▸ **Set exercise**: Please transcribe the data below exactly. Leave the pictures out.

▸ **Collected data**:
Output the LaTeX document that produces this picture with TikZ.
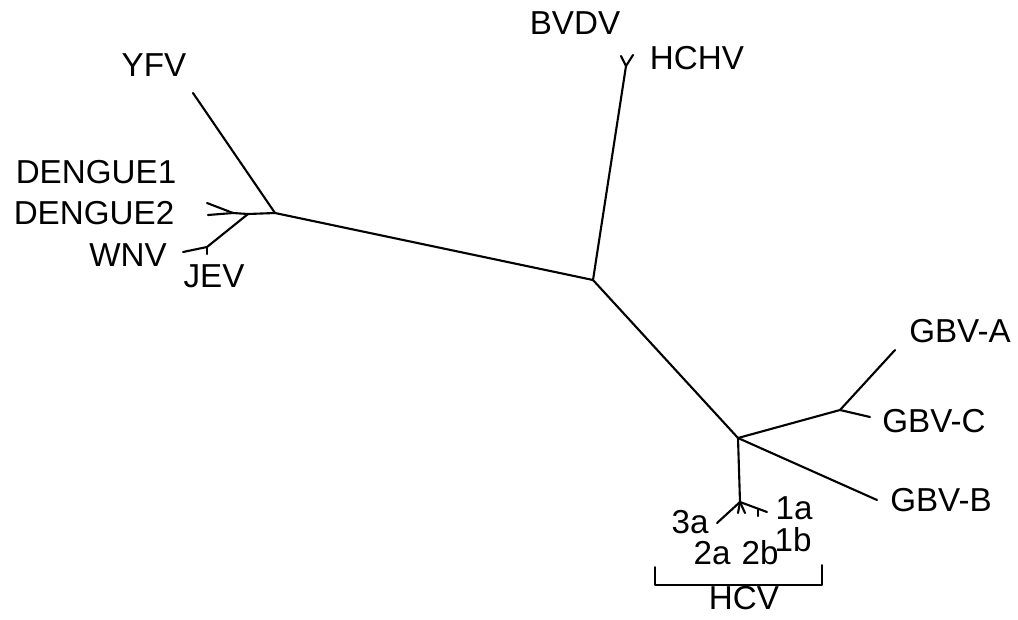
\documentclass[tikz,border=0pt]{standalone}
\usepackage{fontspec}
\setmainfont{Liberation Sans}
\usetikzlibrary{positioning}
\tikzset{
  every picture/.style={line width=1.5pt},
  branch/.style={draw=black, line cap=round, line join=round},
  taxon/.style={font=\fontsize{23.6}{27}\selectfont, inner sep=0pt},
}

\begin{document}
\begin{tikzpicture}[x=0.025cm, y=-0.025cm]
  \useasboundingbox (0,0) rectangle (1018,619);
  % inner nodes of the tree
  \coordinate (root) at (593,280);
  \coordinate (flavi) at (275,213);
  \coordinate (den) at (248,214);
  \coordinate (den12) at (233,213);
  \coordinate (wnvjev) at (207,247);
  \coordinate (pesti) at (626,66);
  \coordinate (hep) at (738,438);
  \coordinate (gbvac) at (840,410);
  \coordinate (hcv) at (740,502);
  \coordinate (hcv1) at (758,510);
  % branch tips
  \coordinate (tYFV) at (193,93);
  \coordinate (tDEN1) at (207,203);
  \coordinate (tDEN2) at (208,215);
  \coordinate (tWNV) at (183,252);
  \coordinate (tJEV) at (207,254);
  \coordinate (tBVDV) at (621,56);
  \coordinate (tHCHV) at (633,55);
  \coordinate (tGBVA) at (895,350);
  \coordinate (tGBVC) at (870,417);
  \coordinate (tGBVB) at (877,500);
  \coordinate (t3a) at (717,523);
  \coordinate (t2a) at (738,513);
  \coordinate (t2b) at (745,513);
  \coordinate (t1a) at (767,512);
  \coordinate (t1b) at (758,516);
  % branches
  \draw[branch] (root) -- (flavi) -- (den) -- (den12) -- (tDEN2);
  \draw[branch] (flavi) -- (tYFV);
  \draw[branch] (den12) -- (tDEN1);
  \draw[branch] (den) -- (wnvjev) -- (tWNV);
  \draw[branch] (wnvjev) -- (tJEV);
  \draw[branch] (root) -- (pesti) -- (tBVDV);
  \draw[branch] (pesti) -- (tHCHV);
  \draw[branch] (root) -- (hep) -- (gbvac) -- (tGBVA);
  \draw[branch] (gbvac) -- (tGBVC);
  \draw[branch] (hep) -- (tGBVB);
  \draw[branch] (hep) -- (hcv) -- (t3a);
  \draw[branch] (hcv) -- (t2a);
  \draw[branch] (hcv) -- (t2b);
  \draw[branch] (hcv) -- (t1a);
  \draw[branch] (hcv1) -- (t1b);
  % labels
  \foreach \n/\x/\y/\t in {YFV/154/65/YFV, DEN1/96/172/DENGUE1, DEN2/94/213/DENGUE2,
                           WNV/128/255/WNV, JEV/214/276/JEV, BVDV/575/23/BVDV, HCHV/697/58/HCHV,
                           GBVA/960/331/GBV-A, GBVC/934/421/GBV-C, GBVB/941/500/GBV-B,
                           3a/690/522/3a, 1a/794/508/1a, 1b/793/540/1b, 2a/712/553/2a, 2b/760/553/2b} {
    \node[taxon] (l\n) at (\x,\y) {\t};
  }
  % HCV bracket
  \coordinate (brl) at (655,567);
  \coordinate (brr) at (822,565);
  \draw[branch, line width=1.2pt] (brl) -- (brl |- 0,585) -- (brr |- 0,585) -- (brr);
  \node[taxon] (lHCV) at (744,598) {HCV};
\end{tikzpicture}
\end{document}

▸ **Answer to the problem**:
Output the LaTeX document that produces this picture with TikZ.
\documentclass[tikz,border=0pt]{standalone}
\usepackage{fontspec}
\setmainfont{Liberation Sans}
\usetikzlibrary{positioning}
\tikzset{
  every picture/.style={line width=1.5pt},
  branch/.style={draw=black, line cap=round, line join=round},
  taxon/.style={font=\fontsize{23.6}{27}\selectfont, inner sep=0pt},
}

\begin{document}
\begin{tikzpicture}[x=0.025cm, y=-0.025cm]
  \useasboundingbox (0,0) rectangle (1018,619);
  % inner nodes of the tree
  \coordinate (root) at (593,280);
  \coordinate (flavi) at (275,213);
  \coordinate (den) at (248,214);
  \coordinate (den12) at (233,213);
  \coordinate (wnvjev) at (207,247);
  \coordinate (pesti) at (626,66);
  \coordinate (hep) at (738,438);
  \coordinate (gbvac) at (840,410);
  \coordinate (hcv) at (740,502);
  \coordinate (hcv1) at (758,510);
  % branch tips
  \coordinate (tYFV) at (193,93);
  \coordinate (tDEN1) at (207,203);
  \coordinate (tDEN2) at (208,215);
  \coordinate (tWNV) at (183,252);
  \coordinate (tJEV) at (207,254);
  \coordinate (tBVDV) at (621,56);
  \coordinate (tHCHV) at (633,55);
  \coordinate (tGBVA) at (895,350);
  \coordinate (tGBVC) at (870,417);
  \coordinate (tGBVB) at (877,500);
  \coordinate (t3a) at (717,523);
  \coordinate (t2a) at (738,513);
  \coordinate (t2b) at (745,513);
  \coordinate (t1a) at (767,512);
  \coordinate (t1b) at (758,516);
  % branches
  \draw[branch] (root) -- (flavi) -- (den) -- (den12) -- (tDEN2);
  \draw[branch] (flavi) -- (tYFV);
  \draw[branch] (den12) -- (tDEN1);
  \draw[branch] (den) -- (wnvjev) -- (tWNV);
  \draw[branch] (wnvjev) -- (tJEV);
  \draw[branch] (root) -- (pesti) -- (tBVDV);
  \draw[branch] (pesti) -- (tHCHV);
  \draw[branch] (root) -- (hep) -- (gbvac) -- (tGBVA);
  \draw[branch] (gbvac) -- (tGBVC);
  \draw[branch] (hep) -- (tGBVB);
  \draw[branch] (hep) -- (hcv) -- (t3a);
  \draw[branch] (hcv) -- (t2a);
  \draw[branch] (hcv) -- (t2b);
  \draw[branch] (hcv) -- (t1a);
  \draw[branch] (hcv1) -- (t1b);
  % labels
  \foreach \n/\x/\y/\t in {YFV/154/65/YFV, DEN1/96/172/DENGUE1, DEN2/94/213/DENGUE2,
                           WNV/128/255/WNV, JEV/214/276/JEV, BVDV/575/23/BVDV, HCHV/697/58/HCHV,
                           GBVA/960/331/GBV-A, GBVC/934/421/GBV-C, GBVB/941/500/GBV-B,
                           3a/690/522/3a, 1a/794/508/1a, 1b/793/540/1b, 2a/712/553/2a, 2b/760/553/2b} {
    \node[taxon] (l\n) at (\x,\y) {\t};
  }
  % HCV bracket
  \coordinate (brl) at (655,567);
  \coordinate (brr) at (822,565);
  \draw[branch, line width=1.2pt] (brl) -- (brl |- 0,585) -- (brr |- 0,585) -- (brr);
  \node[taxon] (lHCV) at (744,598) {HCV};
\end{tikzpicture}
\end{document}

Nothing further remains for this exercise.